Patagonia Provisions Red Bean Chili
6:30 PM: Sunset at Tunnel View
As cliche as this spot is, Tunnel View is a must-see vista point, especially for first-time visitors. I drove up to Tunnel View about an hour before sunset and joined 20+ other folks to photograph a sunset that highlighted Bridaveil Falls just right. It was a bit touch-and-go with the cloud cover – but we got lucky! Had I arrived a little earlier, I would have hiked up to Artist’s Point where you can get a similarly stunning view without any of the crowds.

Tunnel View - Yosemite

Tunnel View - Yosemite

Bridaveil Falls - Yosemite
7:30 PM: Resupply at the Yosemite General Store
On my way back to camp, I stopped by the general store to buy locally sourced firewood in accordance with protecting local trees. The store has everything you might need – from tarps, to bug spray, to fresh groceries and even some Pendleton wool throws. However, road construction meant that I had to loop around the rest of the valley to get back to my campsite. This took an additional 15 minutes, which left me scrambling a bit to set up my campfire before it was fully dark outside.

Day 2

7 AM: Pack Up & Head to Happy Isles Trailhead
After a quick breakfast, I packed up my camp and set out at 8am to the Happy Isles Trailhead for the 7 mile long Mist Trail – John Muir Trail loop. Since this was a Monday morning, there were plenty of parking spaces left. This area is still in bear country, so I stored all my remaining food in the bear lockers at the entrance of the lot.

From there, it was a short walk to the trailhead, where there is a visitor center (open during summer) and restrooms. There’s also a shuttle stop here, for those who park elsewhere and don’t want to move their car (highly recommended).

8:30 AM: Hiking the Mist Trail & John Muir Trail Loop
I decided to hike the Mist Trail – John Muir Trail loop, which includes both Vernal and Nevada Falls. End to end, this loop is a little over 6 miles – it took me about 4.5 hours to complete with ample time for photos and a quick lunch break.

Merced River - Yosemite

This is a quintessential Yosemite hike with stunning views of not only the waterfalls, but other parts of the valley as well.
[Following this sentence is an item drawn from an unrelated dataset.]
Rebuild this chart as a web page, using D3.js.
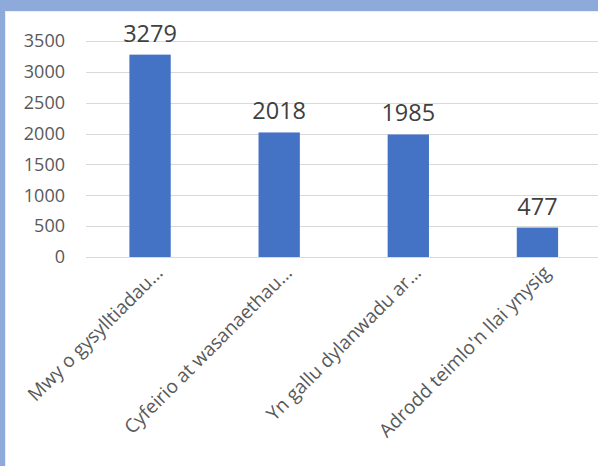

I’ll be writing a more detailed post on hiking the loop!

Rainbow over Vernal Falls

Top of Nevada Fall - Yosemite

1:30 PM: Drive Home!
Luckily, there was almost no traffic leaving the park since it was a Monday. I’d highly recommend leaving on weekday to avoid the crazy road congestion that’s bound to happen.

Final Notes

Choosing a Campsite in North Pines
Because I picked up a campsite that was released at the last minute (it was previously held due to potential flooding), I had fewer choices when booking. However, it worked out well, as it was located right by the river and my immediate neighboring campsite was empty. Normally, the valley campsite can feel quite crowded and you don’t get as much privacy. I’ve accepted that as a trade-off for the benefit of providing more folks with access to the outdoors!

In the North Pines Campground, I would recommend sites 502, 504, 506, 520, 522, 524 and 526. The last site is particularly special, as it’s set pretty high above the river level (for example, 520 still seemed a bit swampy in certain spots), and there’s no adjacent campsite to the side where you pitch your tents. I enjoyed site 515, and 513 and 511 also looked promising. During the summer, it’s better to avoid the sites in the 100s, which can be a bit… fragrant from the horse stables 🙂

Cell Phone Service
Some parts of the valley does have cell phone reception – most campground areas do not. I downloaded PDFs of the valley and trails so I could reference them on my phone in airplane mode.

Trail and Road Closures in Winter & Spring
I visited in the middle of May – Four Mile Trail was still closed, and Glacier Point had just opened. Tioga Pass was still closed, which meant Tuolumne Meadows was inaccessible. Depending on the winter season, these areas may remain closed well into May, or even into the beginning of June. For example, the opening of Half Dome cables were delayed this year from May to June 2nd. Of course, there is still plenty to see even if certain routes are closed. Just something to keep in mind in case your heart is set on anything specific!